»»
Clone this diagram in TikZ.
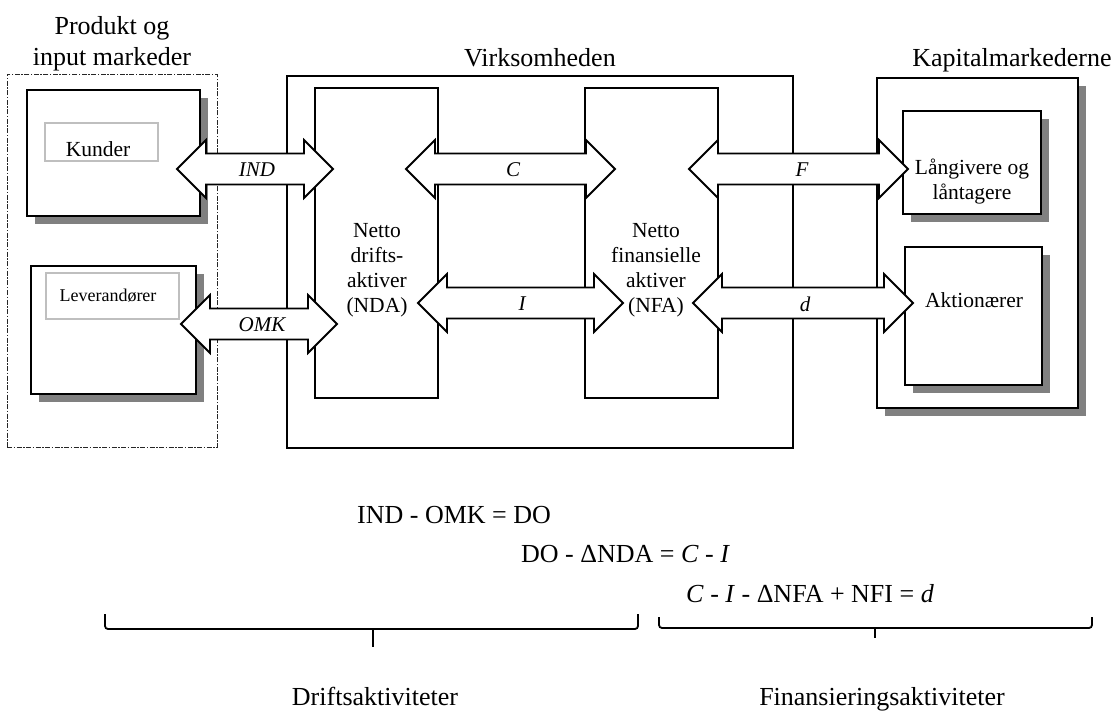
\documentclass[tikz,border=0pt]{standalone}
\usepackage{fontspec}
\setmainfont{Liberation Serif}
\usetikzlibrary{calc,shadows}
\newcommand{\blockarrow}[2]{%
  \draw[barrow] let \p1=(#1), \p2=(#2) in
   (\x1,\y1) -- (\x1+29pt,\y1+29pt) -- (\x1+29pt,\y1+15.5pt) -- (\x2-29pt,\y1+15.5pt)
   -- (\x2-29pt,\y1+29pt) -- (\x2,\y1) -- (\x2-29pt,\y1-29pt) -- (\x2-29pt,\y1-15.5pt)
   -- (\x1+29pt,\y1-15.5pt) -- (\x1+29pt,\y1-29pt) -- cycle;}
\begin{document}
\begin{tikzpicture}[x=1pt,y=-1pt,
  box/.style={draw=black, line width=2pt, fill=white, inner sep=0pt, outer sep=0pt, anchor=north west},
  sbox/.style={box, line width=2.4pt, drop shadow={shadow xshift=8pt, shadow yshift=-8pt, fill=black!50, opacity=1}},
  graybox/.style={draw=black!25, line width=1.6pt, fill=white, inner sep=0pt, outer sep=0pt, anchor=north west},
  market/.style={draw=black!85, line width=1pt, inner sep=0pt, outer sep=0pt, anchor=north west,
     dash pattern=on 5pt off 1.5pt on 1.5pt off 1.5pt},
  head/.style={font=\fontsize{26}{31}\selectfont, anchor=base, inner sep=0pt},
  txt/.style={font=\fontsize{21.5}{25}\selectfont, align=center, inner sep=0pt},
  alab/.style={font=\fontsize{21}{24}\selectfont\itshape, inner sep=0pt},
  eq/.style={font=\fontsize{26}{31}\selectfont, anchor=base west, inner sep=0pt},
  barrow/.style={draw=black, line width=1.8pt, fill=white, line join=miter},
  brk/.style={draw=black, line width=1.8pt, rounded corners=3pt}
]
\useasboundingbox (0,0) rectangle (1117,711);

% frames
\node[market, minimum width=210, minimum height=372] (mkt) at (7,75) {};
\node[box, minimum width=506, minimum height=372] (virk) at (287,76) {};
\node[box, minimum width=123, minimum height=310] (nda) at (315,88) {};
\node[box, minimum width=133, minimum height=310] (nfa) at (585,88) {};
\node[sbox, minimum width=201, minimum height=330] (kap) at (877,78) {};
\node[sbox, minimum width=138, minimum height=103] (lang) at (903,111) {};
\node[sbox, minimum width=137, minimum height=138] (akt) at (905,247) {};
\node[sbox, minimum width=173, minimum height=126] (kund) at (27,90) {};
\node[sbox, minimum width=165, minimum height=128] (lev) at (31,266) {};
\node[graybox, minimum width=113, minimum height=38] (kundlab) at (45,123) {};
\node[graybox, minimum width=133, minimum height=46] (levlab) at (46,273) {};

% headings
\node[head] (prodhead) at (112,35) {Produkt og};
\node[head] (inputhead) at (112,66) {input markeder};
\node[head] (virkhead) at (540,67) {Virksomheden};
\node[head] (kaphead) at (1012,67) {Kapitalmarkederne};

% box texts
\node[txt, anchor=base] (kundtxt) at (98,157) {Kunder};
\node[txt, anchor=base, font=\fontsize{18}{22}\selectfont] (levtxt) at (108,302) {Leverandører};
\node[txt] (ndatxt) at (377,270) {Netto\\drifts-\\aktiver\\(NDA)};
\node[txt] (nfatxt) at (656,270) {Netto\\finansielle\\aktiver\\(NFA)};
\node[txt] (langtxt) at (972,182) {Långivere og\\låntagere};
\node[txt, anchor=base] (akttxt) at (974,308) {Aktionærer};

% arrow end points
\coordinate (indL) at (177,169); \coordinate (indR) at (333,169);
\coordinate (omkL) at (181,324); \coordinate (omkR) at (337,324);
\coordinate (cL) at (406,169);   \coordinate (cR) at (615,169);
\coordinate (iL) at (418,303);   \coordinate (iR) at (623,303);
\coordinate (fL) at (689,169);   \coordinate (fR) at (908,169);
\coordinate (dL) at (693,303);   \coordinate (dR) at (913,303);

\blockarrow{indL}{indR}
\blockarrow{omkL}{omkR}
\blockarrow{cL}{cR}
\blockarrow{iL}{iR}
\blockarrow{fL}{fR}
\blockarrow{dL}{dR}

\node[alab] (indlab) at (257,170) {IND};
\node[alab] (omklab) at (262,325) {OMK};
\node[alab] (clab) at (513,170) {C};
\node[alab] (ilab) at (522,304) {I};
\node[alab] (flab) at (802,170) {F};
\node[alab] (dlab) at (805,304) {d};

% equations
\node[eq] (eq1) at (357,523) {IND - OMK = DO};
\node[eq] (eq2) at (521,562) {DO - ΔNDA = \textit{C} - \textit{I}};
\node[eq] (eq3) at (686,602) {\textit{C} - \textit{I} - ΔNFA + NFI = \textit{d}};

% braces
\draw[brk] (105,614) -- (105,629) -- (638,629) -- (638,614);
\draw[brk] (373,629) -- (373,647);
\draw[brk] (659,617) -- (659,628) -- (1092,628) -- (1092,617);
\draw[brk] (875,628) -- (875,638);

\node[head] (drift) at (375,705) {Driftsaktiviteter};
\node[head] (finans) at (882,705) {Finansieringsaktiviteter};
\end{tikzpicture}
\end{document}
««
GIVEN PROBLEM
Reproduce the listing above exactly, excluding all pictures.

SOLUTION TO THIS EXERCISE
Clone this diagram in TikZ.
\documentclass[tikz,border=0pt]{standalone}
\usepackage{fontspec}
\setmainfont{Liberation Serif}
\usetikzlibrary{calc,shadows}
\newcommand{\blockarrow}[2]{%
  \draw[barrow] let \p1=(#1), \p2=(#2) in
   (\x1,\y1) -- (\x1+29pt,\y1+29pt) -- (\x1+29pt,\y1+15.5pt) -- (\x2-29pt,\y1+15.5pt)
   -- (\x2-29pt,\y1+29pt) -- (\x2,\y1) -- (\x2-29pt,\y1-29pt) -- (\x2-29pt,\y1-15.5pt)
   -- (\x1+29pt,\y1-15.5pt) -- (\x1+29pt,\y1-29pt) -- cycle;}
\begin{document}
\begin{tikzpicture}[x=1pt,y=-1pt,
  box/.style={draw=black, line width=2pt, fill=white, inner sep=0pt, outer sep=0pt, anchor=north west},
  sbox/.style={box, line width=2.4pt, drop shadow={shadow xshift=8pt, shadow yshift=-8pt, fill=black!50, opacity=1}},
  graybox/.style={draw=black!25, line width=1.6pt, fill=white, inner sep=0pt, outer sep=0pt, anchor=north west},
  market/.style={draw=black!85, line width=1pt, inner sep=0pt, outer sep=0pt, anchor=north west,
     dash pattern=on 5pt off 1.5pt on 1.5pt off 1.5pt},
  head/.style={font=\fontsize{26}{31}\selectfont, anchor=base, inner sep=0pt},
  txt/.style={font=\fontsize{21.5}{25}\selectfont, align=center, inner sep=0pt},
  alab/.style={font=\fontsize{21}{24}\selectfont\itshape, inner sep=0pt},
  eq/.style={font=\fontsize{26}{31}\selectfont, anchor=base west, inner sep=0pt},
  barrow/.style={draw=black, line width=1.8pt, fill=white, line join=miter},
  brk/.style={draw=black, line width=1.8pt, rounded corners=3pt}
]
\useasboundingbox (0,0) rectangle (1117,711);

% frames
\node[market, minimum width=210, minimum height=372] (mkt) at (7,75) {};
\node[box, minimum width=506, minimum height=372] (virk) at (287,76) {};
\node[box, minimum width=123, minimum height=310] (nda) at (315,88) {};
\node[box, minimum width=133, minimum height=310] (nfa) at (585,88) {};
\node[sbox, minimum width=201, minimum height=330] (kap) at (877,78) {};
\node[sbox, minimum width=138, minimum height=103] (lang) at (903,111) {};
\node[sbox, minimum width=137, minimum height=138] (akt) at (905,247) {};
\node[sbox, minimum width=173, minimum height=126] (kund) at (27,90) {};
\node[sbox, minimum width=165, minimum height=128] (lev) at (31,266) {};
\node[graybox, minimum width=113, minimum height=38] (kundlab) at (45,123) {};
\node[graybox, minimum width=133, minimum height=46] (levlab) at (46,273) {};

% headings
\node[head] (prodhead) at (112,35) {Produkt og};
\node[head] (inputhead) at (112,66) {input markeder};
\node[head] (virkhead) at (540,67) {Virksomheden};
\node[head] (kaphead) at (1012,67) {Kapitalmarkederne};

% box texts
\node[txt, anchor=base] (kundtxt) at (98,157) {Kunder};
\node[txt, anchor=base, font=\fontsize{18}{22}\selectfont] (levtxt) at (108,302) {Leverandører};
\node[txt] (ndatxt) at (377,270) {Netto\\drifts-\\aktiver\\(NDA)};
\node[txt] (nfatxt) at (656,270) {Netto\\finansielle\\aktiver\\(NFA)};
\node[txt] (langtxt) at (972,182) {Långivere og\\låntagere};
\node[txt, anchor=base] (akttxt) at (974,308) {Aktionærer};

% arrow end points
\coordinate (indL) at (177,169); \coordinate (indR) at (333,169);
\coordinate (omkL) at (181,324); \coordinate (omkR) at (337,324);
\coordinate (cL) at (406,169);   \coordinate (cR) at (615,169);
\coordinate (iL) at (418,303);   \coordinate (iR) at (623,303);
\coordinate (fL) at (689,169);   \coordinate (fR) at (908,169);
\coordinate (dL) at (693,303);   \coordinate (dR) at (913,303);

\blockarrow{indL}{indR}
\blockarrow{omkL}{omkR}
\blockarrow{cL}{cR}
\blockarrow{iL}{iR}
\blockarrow{fL}{fR}
\blockarrow{dL}{dR}

\node[alab] (indlab) at (257,170) {IND};
\node[alab] (omklab) at (262,325) {OMK};
\node[alab] (clab) at (513,170) {C};
\node[alab] (ilab) at (522,304) {I};
\node[alab] (flab) at (802,170) {F};
\node[alab] (dlab) at (805,304) {d};

% equations
\node[eq] (eq1) at (357,523) {IND - OMK = DO};
\node[eq] (eq2) at (521,562) {DO - ΔNDA = \textit{C} - \textit{I}};
\node[eq] (eq3) at (686,602) {\textit{C} - \textit{I} - ΔNFA + NFI = \textit{d}};

% braces
\draw[brk] (105,614) -- (105,629) -- (638,629) -- (638,614);
\draw[brk] (373,629) -- (373,647);
\draw[brk] (659,617) -- (659,628) -- (1092,628) -- (1092,617);
\draw[brk] (875,628) -- (875,638);

\node[head] (drift) at (375,705) {Driftsaktiviteter};
\node[head] (finans) at (882,705) {Finansieringsaktiviteter};
\end{tikzpicture}
\end{document}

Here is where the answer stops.